Les conflits de voisinage liés au droit de passage surviennent souvent lors d’un changement de propriétaire. Pour éviter ces situations, pensez à :

  • Informer clairement les nouveaux arrivants de l’existence et des modalités du droit de passage
  • Transmettre une copie des accords écrits existants
  • Proposer une rencontre pour faire connaissance et répondre aux éventuelles questions

En prenant ces précautions, vous facilitez l’intégration des nouveaux voisins et réduisez les risques de malentendus.

Questions fréquentes sur le droit de passage

Pour compléter cet aperçu des bonnes pratiques en matière de droit de passage, voici quelques réponses aux questions fréquemment posées sur le sujet :

Puis-je refuser un droit de passage à mon voisin ?

Si le terrain de votre voisin est réellement enclavé (sans aucun accès à la voie publique), vous ne pouvez pas refuser catégoriquement un droit de passage. La loi prévoit que le propriétaire du fonds enclavé peut réclamer un passage sur les fonds voisins. Cependant, vous pouvez négocier les modalités de ce passage (tracé, horaires, etc.) et demander une indemnisation.

Comment prouver l’existence d’un droit de passage ancien ?

Pour prouver l’existence d’un droit de passage acquis par prescription trentenaire, vous devez démontrer un usage continu et non équivoque pendant au moins 30 ans. Les preuves peuvent inclure des témoignages de voisins, des photos anciennes, des documents administratifs mentionnant le passage, etc. Un géomètre-expert peut également établir un procès-verbal de constat.

Le droit de passage peut-il être limité à certains types de véhicules ?

Oui, les modalités d’utilisation du droit de passage peuvent être précisées dans l’acte qui l’établit ou dans un accord ultérieur entre les parties.
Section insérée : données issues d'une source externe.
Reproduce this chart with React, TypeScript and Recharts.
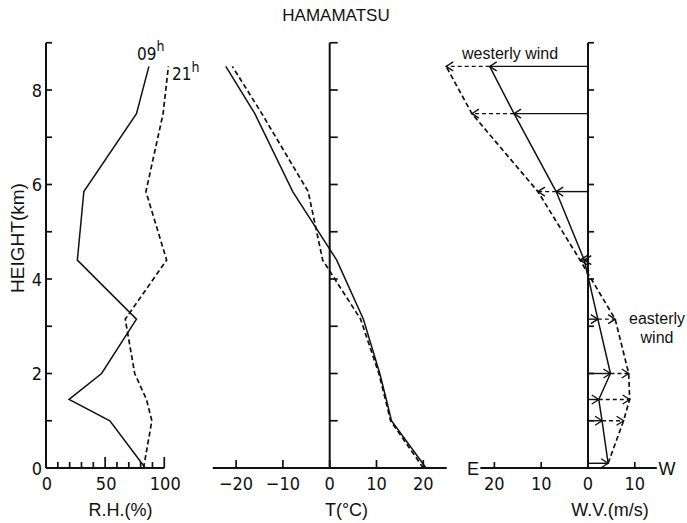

Il est possible de limiter le passage à certains types de véhicules (par exemple, interdire les poids lourds) ou de fixer des restrictions de gabarit.

Qui est responsable de l’entretien d’un chemin faisant l’objet d’un droit de passage ?

En règle générale, l’entretien du passage incombe à celui qui en bénéficie, sauf disposition contraire dans l’acte établissant le droit de passage. Cependant, il est courant que les frais d’entretien soient partagés entre le propriétaire du fonds servant et le bénéficiaire du passage, proportionnellement à leur usage.

Un droit de passage peut-il être supprimé ?

Un droit de passage peut être supprimé dans certaines circonstances :

  • Si le terrain n’est plus enclavé (par exemple, suite à l’ouverture d’une nouvelle voie d’accès)
  • Par accord mutuel entre les parties, formalisé par un acte notarié
  • Par décision de justice, si le passage n’est plus utilisé depuis longtemps ou si les conditions de son établissement ont radicalement changé

La suppression d’un droit de passage doit être mûrement réfléchie et ne peut se faire unilatéralement.

En gardant à l’esprit ces éléments juridiques et pratiques, et en privilégiant toujours le dialogue et la recherche de solutions amiables, vous maximiserez vos chances de résoudre pacifiquement les conflits liés au droit de passage. La préservation de relations de voisinage harmonieuses est un investissement qui profite à tous sur le long terme.